** Begin EXCERPTED RECORDS **
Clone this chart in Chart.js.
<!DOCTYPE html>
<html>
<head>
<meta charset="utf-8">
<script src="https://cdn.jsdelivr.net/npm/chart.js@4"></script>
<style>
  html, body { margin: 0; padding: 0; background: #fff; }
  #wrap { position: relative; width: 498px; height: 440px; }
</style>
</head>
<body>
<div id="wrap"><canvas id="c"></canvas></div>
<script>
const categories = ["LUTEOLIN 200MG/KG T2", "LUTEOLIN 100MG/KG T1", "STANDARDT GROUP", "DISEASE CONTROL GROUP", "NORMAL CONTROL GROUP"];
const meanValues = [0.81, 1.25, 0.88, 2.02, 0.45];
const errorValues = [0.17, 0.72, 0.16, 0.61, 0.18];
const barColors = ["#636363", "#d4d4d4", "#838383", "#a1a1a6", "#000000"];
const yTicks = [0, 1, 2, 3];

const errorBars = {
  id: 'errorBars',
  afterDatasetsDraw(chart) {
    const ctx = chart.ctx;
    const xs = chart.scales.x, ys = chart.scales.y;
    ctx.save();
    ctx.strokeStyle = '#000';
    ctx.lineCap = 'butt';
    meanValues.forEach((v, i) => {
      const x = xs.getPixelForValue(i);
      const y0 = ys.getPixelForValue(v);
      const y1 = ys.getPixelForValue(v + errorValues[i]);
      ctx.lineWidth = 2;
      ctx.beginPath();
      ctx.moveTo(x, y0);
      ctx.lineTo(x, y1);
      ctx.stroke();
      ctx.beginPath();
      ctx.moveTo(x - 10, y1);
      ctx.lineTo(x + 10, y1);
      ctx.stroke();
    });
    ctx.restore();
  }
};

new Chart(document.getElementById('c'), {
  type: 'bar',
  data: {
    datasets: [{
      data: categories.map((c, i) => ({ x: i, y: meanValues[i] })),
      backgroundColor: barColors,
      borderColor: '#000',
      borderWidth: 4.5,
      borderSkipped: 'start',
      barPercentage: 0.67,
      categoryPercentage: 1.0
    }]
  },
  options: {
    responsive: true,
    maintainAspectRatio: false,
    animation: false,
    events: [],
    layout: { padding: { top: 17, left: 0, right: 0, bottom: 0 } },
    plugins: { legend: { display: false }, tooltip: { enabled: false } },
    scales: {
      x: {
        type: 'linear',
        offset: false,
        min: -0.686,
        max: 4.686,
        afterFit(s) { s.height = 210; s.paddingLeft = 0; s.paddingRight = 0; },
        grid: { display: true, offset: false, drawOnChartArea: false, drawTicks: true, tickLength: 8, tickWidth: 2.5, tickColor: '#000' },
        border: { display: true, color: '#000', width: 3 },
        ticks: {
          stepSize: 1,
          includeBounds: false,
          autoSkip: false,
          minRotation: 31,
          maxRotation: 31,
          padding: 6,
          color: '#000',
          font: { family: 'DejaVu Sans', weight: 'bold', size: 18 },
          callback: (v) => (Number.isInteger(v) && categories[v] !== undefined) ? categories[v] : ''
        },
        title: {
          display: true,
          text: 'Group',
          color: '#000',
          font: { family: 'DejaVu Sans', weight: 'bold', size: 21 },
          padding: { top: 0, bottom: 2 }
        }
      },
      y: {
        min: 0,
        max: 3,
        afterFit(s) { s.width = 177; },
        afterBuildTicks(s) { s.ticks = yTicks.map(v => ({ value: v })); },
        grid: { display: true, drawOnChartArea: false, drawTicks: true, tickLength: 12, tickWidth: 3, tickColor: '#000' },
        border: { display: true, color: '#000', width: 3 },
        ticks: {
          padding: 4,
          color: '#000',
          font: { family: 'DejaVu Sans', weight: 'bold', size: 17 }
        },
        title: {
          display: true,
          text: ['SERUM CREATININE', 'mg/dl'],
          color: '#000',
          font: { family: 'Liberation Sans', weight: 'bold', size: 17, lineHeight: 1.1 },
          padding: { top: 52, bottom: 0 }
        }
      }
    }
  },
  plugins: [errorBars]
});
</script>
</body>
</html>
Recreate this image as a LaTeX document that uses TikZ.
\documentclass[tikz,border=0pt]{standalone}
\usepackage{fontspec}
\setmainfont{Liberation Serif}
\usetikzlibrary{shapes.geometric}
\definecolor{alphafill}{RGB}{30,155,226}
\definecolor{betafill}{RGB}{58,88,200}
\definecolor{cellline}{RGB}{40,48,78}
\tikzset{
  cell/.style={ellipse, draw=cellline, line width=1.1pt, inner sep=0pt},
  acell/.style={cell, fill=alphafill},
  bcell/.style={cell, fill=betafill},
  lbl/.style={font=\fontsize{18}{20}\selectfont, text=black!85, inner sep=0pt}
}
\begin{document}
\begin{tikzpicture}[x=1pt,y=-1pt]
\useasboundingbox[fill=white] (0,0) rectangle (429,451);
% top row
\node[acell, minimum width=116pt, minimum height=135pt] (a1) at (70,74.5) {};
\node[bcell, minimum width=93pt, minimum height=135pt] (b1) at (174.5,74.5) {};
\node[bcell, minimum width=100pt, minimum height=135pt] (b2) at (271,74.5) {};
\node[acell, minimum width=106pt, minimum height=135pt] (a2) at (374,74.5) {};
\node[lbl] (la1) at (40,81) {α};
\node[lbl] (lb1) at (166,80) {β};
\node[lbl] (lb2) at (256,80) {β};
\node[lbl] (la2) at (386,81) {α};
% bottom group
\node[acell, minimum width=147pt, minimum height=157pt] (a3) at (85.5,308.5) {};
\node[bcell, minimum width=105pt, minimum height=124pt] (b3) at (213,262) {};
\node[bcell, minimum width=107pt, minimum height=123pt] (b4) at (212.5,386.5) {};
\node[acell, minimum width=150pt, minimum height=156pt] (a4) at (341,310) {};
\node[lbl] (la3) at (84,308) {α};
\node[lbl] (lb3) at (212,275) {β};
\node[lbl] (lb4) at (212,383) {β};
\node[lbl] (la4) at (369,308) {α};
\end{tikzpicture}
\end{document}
** End EXCERPTED RECORDS **
TASK DESCRIPTION: Print nothing but the lines from the line with "Recreate this image" to the last line of the records above. Both of those lines count.

FINISHED ANSWER:
Recreate this image as a LaTeX document that uses TikZ.
\documentclass[tikz,border=0pt]{standalone}
\usepackage{fontspec}
\setmainfont{Liberation Serif}
\usetikzlibrary{shapes.geometric}
\definecolor{alphafill}{RGB}{30,155,226}
\definecolor{betafill}{RGB}{58,88,200}
\definecolor{cellline}{RGB}{40,48,78}
\tikzset{
  cell/.style={ellipse, draw=cellline, line width=1.1pt, inner sep=0pt},
  acell/.style={cell, fill=alphafill},
  bcell/.style={cell, fill=betafill},
  lbl/.style={font=\fontsize{18}{20}\selectfont, text=black!85, inner sep=0pt}
}
\begin{document}
\begin{tikzpicture}[x=1pt,y=-1pt]
\useasboundingbox[fill=white] (0,0) rectangle (429,451);
% top row
\node[acell, minimum width=116pt, minimum height=135pt] (a1) at (70,74.5) {};
\node[bcell, minimum width=93pt, minimum height=135pt] (b1) at (174.5,74.5) {};
\node[bcell, minimum width=100pt, minimum height=135pt] (b2) at (271,74.5) {};
\node[acell, minimum width=106pt, minimum height=135pt] (a2) at (374,74.5) {};
\node[lbl] (la1) at (40,81) {α};
\node[lbl] (lb1) at (166,80) {β};
\node[lbl] (lb2) at (256,80) {β};
\node[lbl] (la2) at (386,81) {α};
% bottom group
\node[acell, minimum width=147pt, minimum height=157pt] (a3) at (85.5,308.5) {};
\node[bcell, minimum width=105pt, minimum height=124pt] (b3) at (213,262) {};
\node[bcell, minimum width=107pt, minimum height=123pt] (b4) at (212.5,386.5) {};
\node[acell, minimum width=150pt, minimum height=156pt] (a4) at (341,310) {};
\node[lbl] (la3) at (84,308) {α};
\node[lbl] (lb3) at (212,275) {β};
\node[lbl] (lb4) at (212,383) {β};
\node[lbl] (la4) at (369,308) {α};
\end{tikzpicture}
\end{document}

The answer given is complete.